• _Records supplied_:
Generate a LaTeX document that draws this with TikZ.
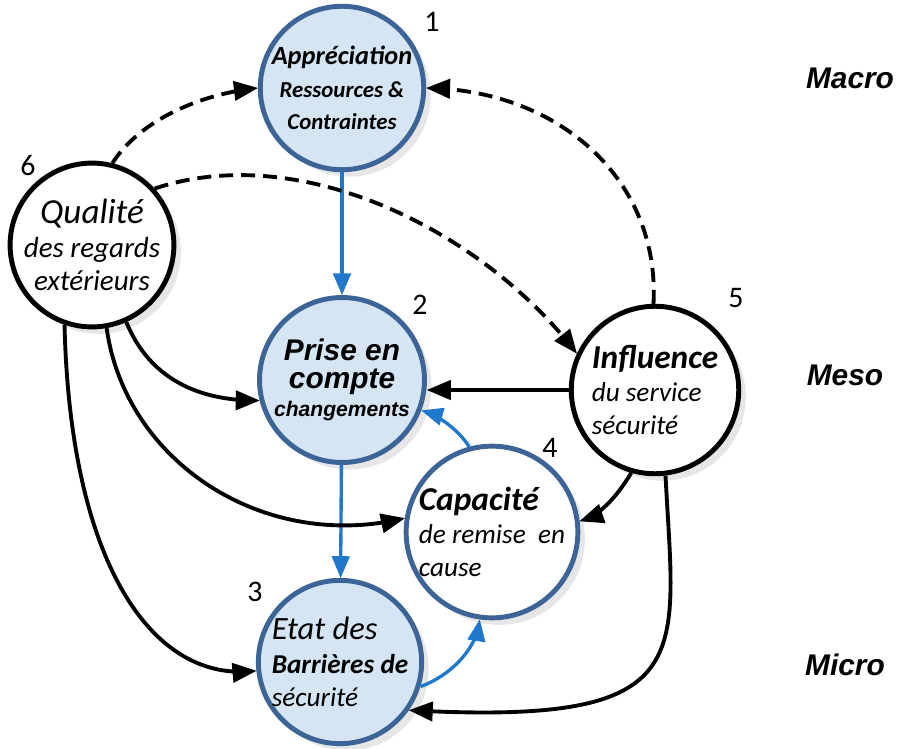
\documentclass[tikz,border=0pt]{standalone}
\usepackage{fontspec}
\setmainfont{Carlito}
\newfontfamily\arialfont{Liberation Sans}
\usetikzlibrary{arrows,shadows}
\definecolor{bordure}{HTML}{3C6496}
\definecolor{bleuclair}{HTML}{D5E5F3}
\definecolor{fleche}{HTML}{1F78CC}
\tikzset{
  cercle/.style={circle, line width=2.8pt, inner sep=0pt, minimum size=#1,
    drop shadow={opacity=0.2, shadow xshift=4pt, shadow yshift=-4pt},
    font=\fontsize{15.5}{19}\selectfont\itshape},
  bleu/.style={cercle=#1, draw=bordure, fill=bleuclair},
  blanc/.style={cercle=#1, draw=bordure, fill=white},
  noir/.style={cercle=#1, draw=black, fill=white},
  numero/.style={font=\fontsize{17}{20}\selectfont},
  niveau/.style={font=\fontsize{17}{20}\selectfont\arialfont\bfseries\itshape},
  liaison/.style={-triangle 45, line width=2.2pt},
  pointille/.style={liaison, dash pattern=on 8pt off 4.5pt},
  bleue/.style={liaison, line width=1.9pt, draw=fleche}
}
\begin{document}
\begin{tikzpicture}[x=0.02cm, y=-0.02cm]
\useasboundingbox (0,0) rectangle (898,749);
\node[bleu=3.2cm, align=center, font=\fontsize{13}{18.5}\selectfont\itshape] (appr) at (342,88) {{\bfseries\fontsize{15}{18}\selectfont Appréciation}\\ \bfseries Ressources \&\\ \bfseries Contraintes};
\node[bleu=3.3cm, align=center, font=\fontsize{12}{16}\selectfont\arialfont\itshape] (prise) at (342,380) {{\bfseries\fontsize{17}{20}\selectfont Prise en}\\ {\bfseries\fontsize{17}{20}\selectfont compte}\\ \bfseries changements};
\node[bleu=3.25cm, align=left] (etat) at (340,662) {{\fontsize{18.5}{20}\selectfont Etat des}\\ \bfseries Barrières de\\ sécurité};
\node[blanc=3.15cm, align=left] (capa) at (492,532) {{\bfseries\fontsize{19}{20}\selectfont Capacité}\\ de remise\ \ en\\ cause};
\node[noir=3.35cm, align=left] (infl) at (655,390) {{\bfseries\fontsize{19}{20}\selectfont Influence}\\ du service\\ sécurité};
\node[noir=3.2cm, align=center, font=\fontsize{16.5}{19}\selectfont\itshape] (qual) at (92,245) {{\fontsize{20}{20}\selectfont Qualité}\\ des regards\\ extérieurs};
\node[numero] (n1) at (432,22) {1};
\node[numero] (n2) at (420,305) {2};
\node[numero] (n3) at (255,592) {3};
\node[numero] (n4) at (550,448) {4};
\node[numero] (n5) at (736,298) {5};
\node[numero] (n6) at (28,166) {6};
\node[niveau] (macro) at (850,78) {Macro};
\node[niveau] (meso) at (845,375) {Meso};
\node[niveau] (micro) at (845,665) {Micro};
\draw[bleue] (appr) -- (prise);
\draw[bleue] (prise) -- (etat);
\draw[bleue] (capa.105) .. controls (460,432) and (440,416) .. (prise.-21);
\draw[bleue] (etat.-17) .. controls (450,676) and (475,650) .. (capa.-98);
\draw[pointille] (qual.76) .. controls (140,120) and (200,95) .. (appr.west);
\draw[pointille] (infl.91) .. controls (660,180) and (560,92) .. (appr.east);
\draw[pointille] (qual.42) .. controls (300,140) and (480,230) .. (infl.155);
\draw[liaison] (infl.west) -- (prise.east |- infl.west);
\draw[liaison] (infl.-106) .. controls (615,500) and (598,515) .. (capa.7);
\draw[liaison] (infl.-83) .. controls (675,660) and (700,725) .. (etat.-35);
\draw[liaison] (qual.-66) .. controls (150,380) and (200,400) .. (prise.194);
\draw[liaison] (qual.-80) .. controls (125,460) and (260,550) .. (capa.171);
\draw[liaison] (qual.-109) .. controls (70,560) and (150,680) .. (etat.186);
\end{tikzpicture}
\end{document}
==
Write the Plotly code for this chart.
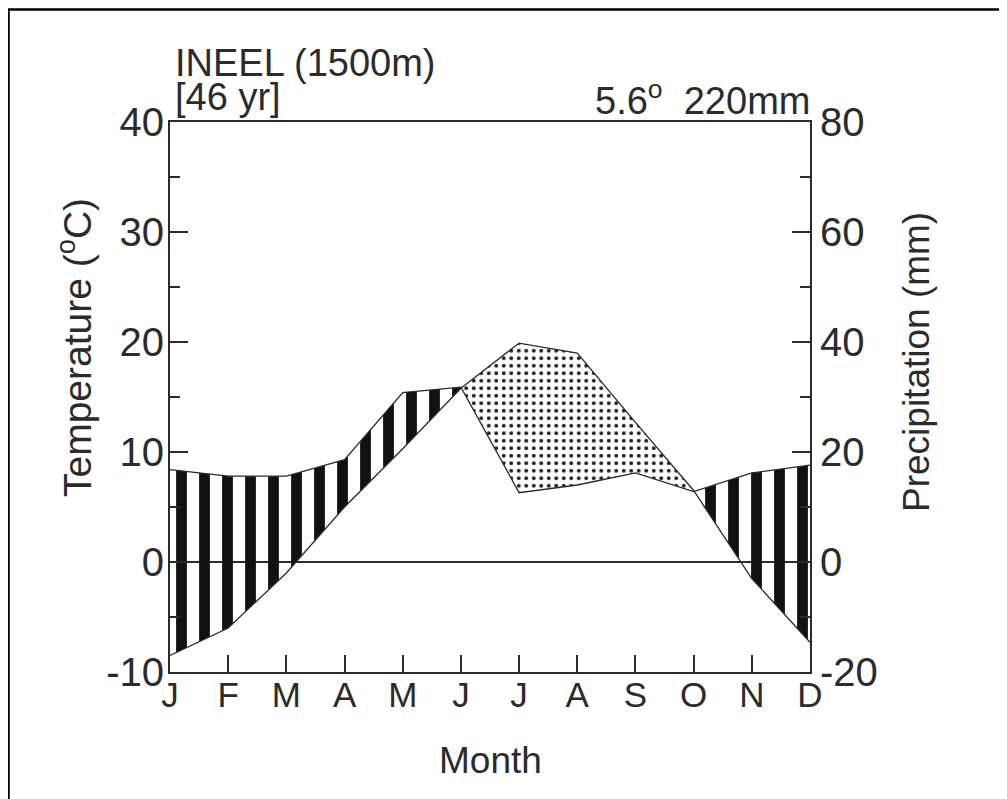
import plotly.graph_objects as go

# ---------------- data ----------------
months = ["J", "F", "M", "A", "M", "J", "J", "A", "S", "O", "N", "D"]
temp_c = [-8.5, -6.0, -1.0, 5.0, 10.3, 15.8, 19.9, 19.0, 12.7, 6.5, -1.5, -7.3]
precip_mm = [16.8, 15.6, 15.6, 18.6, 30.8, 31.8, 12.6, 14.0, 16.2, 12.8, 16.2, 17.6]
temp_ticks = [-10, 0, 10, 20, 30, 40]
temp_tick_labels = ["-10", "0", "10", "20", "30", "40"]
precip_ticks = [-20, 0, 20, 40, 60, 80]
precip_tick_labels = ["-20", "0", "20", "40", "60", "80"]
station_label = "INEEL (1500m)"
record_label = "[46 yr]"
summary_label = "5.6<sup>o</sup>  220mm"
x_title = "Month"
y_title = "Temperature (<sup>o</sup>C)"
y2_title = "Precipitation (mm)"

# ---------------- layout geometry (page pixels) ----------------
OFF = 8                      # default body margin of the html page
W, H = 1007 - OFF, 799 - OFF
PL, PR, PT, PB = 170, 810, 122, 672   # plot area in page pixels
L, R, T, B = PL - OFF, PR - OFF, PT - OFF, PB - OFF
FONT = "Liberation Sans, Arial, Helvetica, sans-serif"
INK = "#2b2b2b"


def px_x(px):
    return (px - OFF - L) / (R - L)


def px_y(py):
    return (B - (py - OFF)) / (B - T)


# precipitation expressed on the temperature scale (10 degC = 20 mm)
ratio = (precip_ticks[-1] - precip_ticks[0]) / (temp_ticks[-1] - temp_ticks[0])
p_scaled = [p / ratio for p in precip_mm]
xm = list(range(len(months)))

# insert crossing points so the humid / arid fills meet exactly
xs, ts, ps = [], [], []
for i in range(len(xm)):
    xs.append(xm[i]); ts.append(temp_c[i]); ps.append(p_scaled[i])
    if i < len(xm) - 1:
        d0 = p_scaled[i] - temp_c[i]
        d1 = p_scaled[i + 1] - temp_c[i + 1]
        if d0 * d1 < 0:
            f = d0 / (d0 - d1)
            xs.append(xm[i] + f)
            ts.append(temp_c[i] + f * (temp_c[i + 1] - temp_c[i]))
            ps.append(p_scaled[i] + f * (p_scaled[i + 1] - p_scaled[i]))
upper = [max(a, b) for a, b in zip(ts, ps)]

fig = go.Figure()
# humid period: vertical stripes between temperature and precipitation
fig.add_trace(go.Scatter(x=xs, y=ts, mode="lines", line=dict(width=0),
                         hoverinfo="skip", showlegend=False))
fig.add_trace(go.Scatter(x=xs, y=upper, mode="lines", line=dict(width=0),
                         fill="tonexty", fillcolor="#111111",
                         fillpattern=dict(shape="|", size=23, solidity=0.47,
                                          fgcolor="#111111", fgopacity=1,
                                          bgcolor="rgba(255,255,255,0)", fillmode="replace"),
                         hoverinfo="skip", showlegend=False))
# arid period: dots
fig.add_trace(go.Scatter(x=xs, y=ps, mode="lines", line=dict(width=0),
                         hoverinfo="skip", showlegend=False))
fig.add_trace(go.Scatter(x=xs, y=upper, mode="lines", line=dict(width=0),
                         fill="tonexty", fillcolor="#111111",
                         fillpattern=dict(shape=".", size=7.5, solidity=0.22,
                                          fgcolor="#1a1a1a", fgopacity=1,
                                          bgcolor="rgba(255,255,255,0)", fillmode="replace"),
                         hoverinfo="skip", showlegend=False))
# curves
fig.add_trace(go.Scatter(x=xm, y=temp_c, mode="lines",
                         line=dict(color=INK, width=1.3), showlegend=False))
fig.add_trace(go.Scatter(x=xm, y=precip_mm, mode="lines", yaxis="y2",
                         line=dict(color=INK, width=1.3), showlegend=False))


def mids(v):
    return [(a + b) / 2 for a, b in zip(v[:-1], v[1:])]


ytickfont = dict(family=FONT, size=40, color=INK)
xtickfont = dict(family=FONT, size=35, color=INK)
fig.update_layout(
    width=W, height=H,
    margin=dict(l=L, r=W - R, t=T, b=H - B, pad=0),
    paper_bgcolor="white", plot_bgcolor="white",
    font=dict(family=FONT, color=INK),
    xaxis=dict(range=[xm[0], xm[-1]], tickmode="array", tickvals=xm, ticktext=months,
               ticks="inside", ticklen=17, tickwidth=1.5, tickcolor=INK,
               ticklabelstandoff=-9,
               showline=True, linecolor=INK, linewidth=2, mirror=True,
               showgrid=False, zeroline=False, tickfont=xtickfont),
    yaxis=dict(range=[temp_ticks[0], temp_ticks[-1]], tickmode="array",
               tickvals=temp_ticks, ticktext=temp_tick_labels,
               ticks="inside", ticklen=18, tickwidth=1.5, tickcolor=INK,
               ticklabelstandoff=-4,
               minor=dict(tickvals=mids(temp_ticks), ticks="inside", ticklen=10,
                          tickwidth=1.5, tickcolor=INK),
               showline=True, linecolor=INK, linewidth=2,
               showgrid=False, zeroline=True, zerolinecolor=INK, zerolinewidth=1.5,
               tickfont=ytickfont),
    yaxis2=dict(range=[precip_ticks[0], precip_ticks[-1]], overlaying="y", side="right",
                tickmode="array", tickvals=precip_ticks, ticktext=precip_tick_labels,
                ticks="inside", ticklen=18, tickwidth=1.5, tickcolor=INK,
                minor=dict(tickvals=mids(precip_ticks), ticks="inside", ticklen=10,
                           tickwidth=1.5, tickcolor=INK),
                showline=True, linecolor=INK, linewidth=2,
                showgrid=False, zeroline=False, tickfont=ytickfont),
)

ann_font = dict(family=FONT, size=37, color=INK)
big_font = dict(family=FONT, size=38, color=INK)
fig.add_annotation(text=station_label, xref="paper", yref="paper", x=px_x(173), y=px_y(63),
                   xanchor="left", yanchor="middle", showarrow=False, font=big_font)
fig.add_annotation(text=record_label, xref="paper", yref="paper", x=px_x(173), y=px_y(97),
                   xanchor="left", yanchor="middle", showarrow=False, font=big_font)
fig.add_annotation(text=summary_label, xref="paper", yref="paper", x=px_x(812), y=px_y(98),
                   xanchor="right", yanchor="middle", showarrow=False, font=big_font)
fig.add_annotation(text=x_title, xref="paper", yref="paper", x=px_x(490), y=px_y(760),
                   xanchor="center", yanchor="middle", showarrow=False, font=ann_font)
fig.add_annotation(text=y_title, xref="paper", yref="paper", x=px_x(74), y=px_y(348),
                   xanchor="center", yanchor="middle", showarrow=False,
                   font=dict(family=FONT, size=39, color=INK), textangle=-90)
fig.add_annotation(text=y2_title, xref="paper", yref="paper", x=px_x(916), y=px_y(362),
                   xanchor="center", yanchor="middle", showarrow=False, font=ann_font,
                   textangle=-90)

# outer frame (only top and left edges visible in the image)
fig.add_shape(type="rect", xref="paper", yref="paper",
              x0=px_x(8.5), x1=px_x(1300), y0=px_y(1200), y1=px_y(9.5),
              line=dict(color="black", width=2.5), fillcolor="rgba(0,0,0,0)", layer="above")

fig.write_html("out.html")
--
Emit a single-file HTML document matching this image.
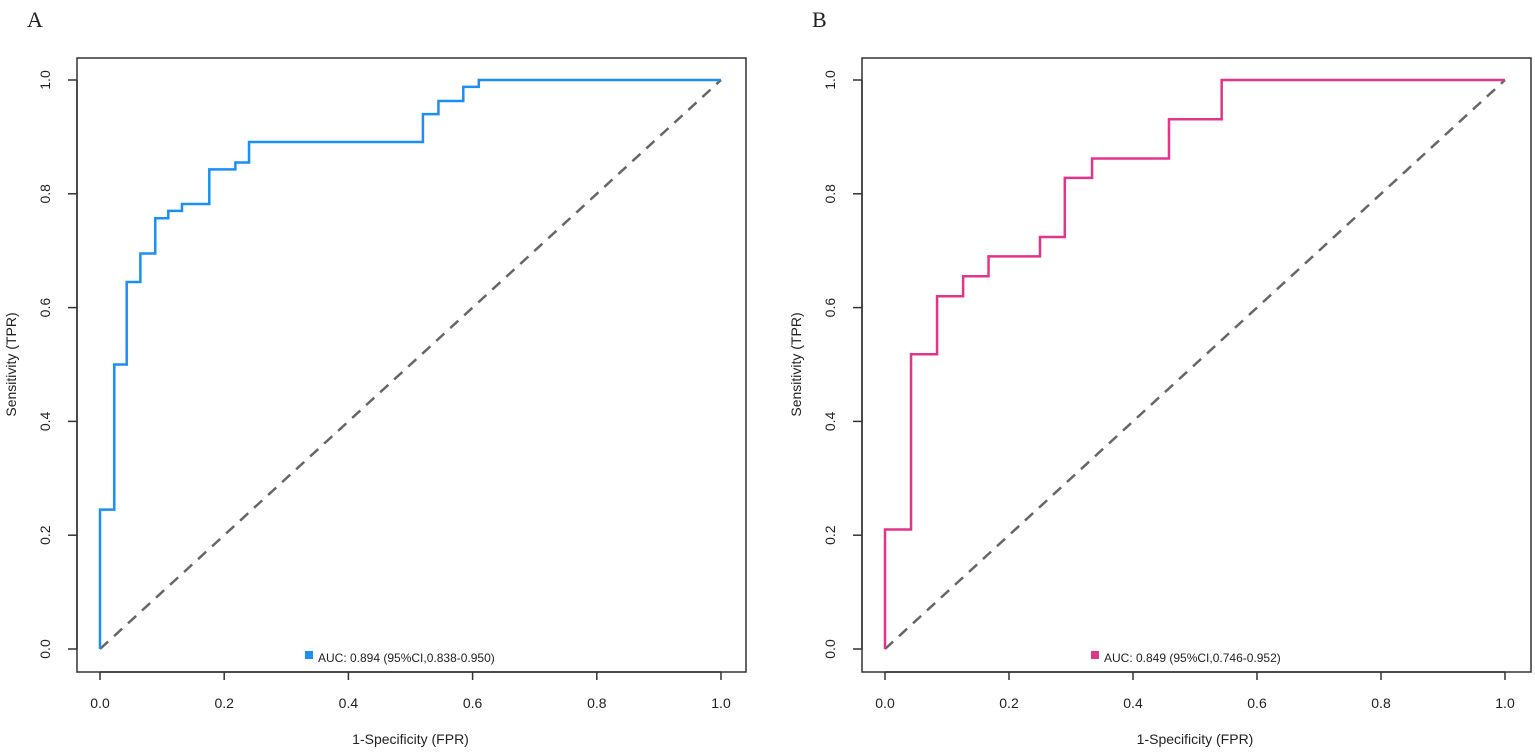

• _Requirements_: Repeat exactly the part that opens with the line containing "Write the Plotly code for this chart." and closes with the line containing "return (B - (py - OFF)) / (B - T)". Include both end lines, and drop the pictures.

• _The answer_:
Write the Plotly code for this chart.
import plotly.graph_objects as go

# ---------------- data ----------------
months = ["J", "F", "M", "A", "M", "J", "J", "A", "S", "O", "N", "D"]
temp_c = [-8.5, -6.0, -1.0, 5.0, 10.3, 15.8, 19.9, 19.0, 12.7, 6.5, -1.5, -7.3]
precip_mm = [16.8, 15.6, 15.6, 18.6, 30.8, 31.8, 12.6, 14.0, 16.2, 12.8, 16.2, 17.6]
temp_ticks = [-10, 0, 10, 20, 30, 40]
temp_tick_labels = ["-10", "0", "10", "20", "30", "40"]
precip_ticks = [-20, 0, 20, 40, 60, 80]
precip_tick_labels = ["-20", "0", "20", "40", "60", "80"]
station_label = "INEEL (1500m)"
record_label = "[46 yr]"
summary_label = "5.6<sup>o</sup>  220mm"
x_title = "Month"
y_title = "Temperature (<sup>o</sup>C)"
y2_title = "Precipitation (mm)"

# ---------------- layout geometry (page pixels) ----------------
OFF = 8                      # default body margin of the html page
W, H = 1007 - OFF, 799 - OFF
PL, PR, PT, PB = 170, 810, 122, 672   # plot area in page pixels
L, R, T, B = PL - OFF, PR - OFF, PT - OFF, PB - OFF
FONT = "Liberation Sans, Arial, Helvetica, sans-serif"
INK = "#2b2b2b"


def px_x(px):
    return (px - OFF - L) / (R - L)


def px_y(py):
    return (B - (py - OFF)) / (B - T)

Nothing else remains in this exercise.